Auch was das Wirtschaftswachstum angeht, dominiert plötzlich der Optimismus. Monatelang wurde darüber geredet, wie tief die Rezession sein wird. Doch die Stimmung hat sich aufgehellt. Ganz vorne dabei ist Goldman Sachs. Die Investmentbank geht davon aus, dass die bisher erwartete Rezession in der Eurozone ausfällt und die Wirtschaft wachsen wird - immerhin um 0,6 Prozent. Die Inflation werde Ende des Jahres auf 3,2 Prozent gefallen sein, so Goldman Sachs.

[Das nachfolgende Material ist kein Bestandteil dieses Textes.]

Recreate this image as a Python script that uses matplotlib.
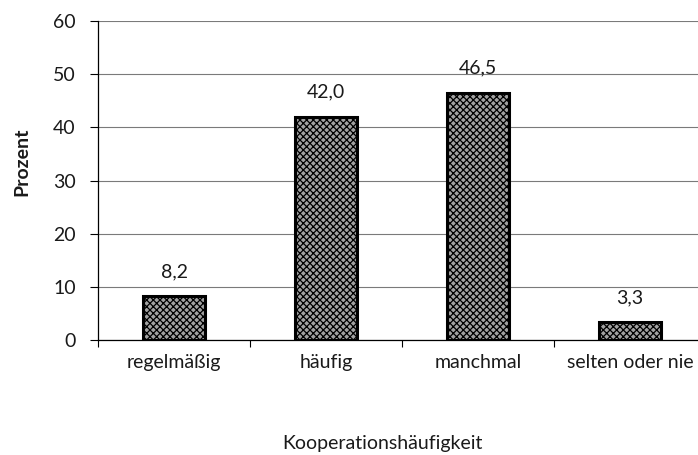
import matplotlib
matplotlib.use("Agg")
import matplotlib.pyplot as plt

categories = ["regelmäßig", "häufig", "manchmal", "selten oder nie"]
values = [8.2, 42.0, 46.5, 3.3]
value_labels = ["8,2", "42,0", "46,5", "3,3"]
y_ticks = [0, 10, 20, 30, 40, 50, 60]

plt.rcParams["font.family"] = ["Lato", "DejaVu Sans"]
plt.rcParams["hatch.color"] = "#111111"
plt.rcParams["hatch.linewidth"] = 0.9

FS = 14
TXT = "#1a1a1a"

fig = plt.figure(figsize=(6.98, 4.55), dpi=100)
ax = fig.add_axes([98 / 698, 1 - 340 / 455, 608 / 698, 319 / 455])

x = list(range(len(categories)))
bars = ax.bar(x, values, width=0.41, facecolor="#a2a2a2", edgecolor="black",
              linewidth=2.2, hatch="xxxxx", zorder=3)

for xi, v, lab in zip(x, values, value_labels):
    ax.annotate(lab, (xi, v), xytext=(0, 14), textcoords="offset points",
                ha="center", va="baseline", fontsize=FS, color=TXT)

ax.set_xlim(-0.5, len(categories) - 0.5)
ax.set_ylim(0, 60)
ax.set_yticks(y_ticks)
ax.set_yticklabels([str(t) for t in y_ticks], fontsize=FS, color=TXT)
ax.yaxis.grid(True, color="#7a7a7a", linewidth=0.8, zorder=0)
ax.set_axisbelow(True)

ax.set_xticks(x)
ax.set_xticklabels(categories, fontsize=FS, color=TXT)
ax.tick_params(axis="x", which="major", length=0, pad=10)
ax.set_xticks([i - 0.5 for i in range(len(categories))], minor=True)
ax.tick_params(axis="x", which="minor", length=5, width=0.8, direction="out")
ax.tick_params(axis="y", length=6, width=0.8, direction="out", pad=10)

for side in ("top", "right"):
    ax.spines[side].set_visible(False)
ax.spines["left"].set_linewidth(0.9)
ax.spines["bottom"].set_linewidth(0.9)

fig.text(22 / 698, 1 - 162 / 455, "Prozent", rotation=90, ha="center",
         va="center", fontsize=FS, fontweight="bold", color=TXT)
fig.text(382 / 698, 1 - 443 / 455, "Kooperationshäufigkeit", ha="center",
         va="center", fontsize=FS, color=TXT)

fig.savefig("out.png", dpi=100)
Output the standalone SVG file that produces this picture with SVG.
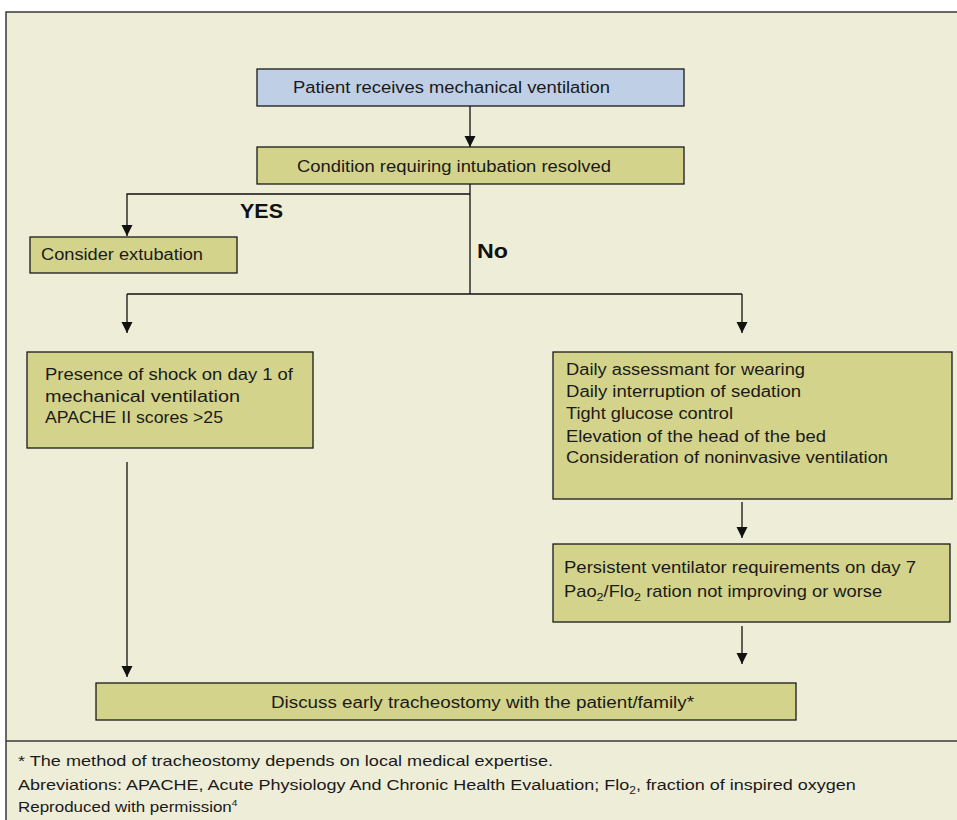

Die Industrie geht nunmehr davon aus, dass die deutsche Wirtschaft in diesem Jahr nur leicht schrumpft. Der Verband BDI erwartet ein Minus von lediglich 0,3 Prozent, also eine 'rote Null'", sagte BDI-Präsident Siegfried Russwurm der ARD. Auch die Konjunkturprognosen von Finanzexperten in Deutschland werden zuversichtlicher. Das vom Forschungsinstitut ZEW ermittelte Stimmungsbarometer stieg im Januar überraschend in den positiven Bereich. Erwartet war, dass es im Keller bleibt.
Und auch in der Bevölkerung hellt sich die Stimmung merklich auf. Dem rtl/ntv-Trendbarometer zufolge rechnen zwar 57 Prozent aller Bundesbürger damit, dass sich die wirtschaftlichen Verhältnisse in Deutschland verschlechtern werden. Ende vergangenen Jahres waren es allerdings noch rund zwei Drittel.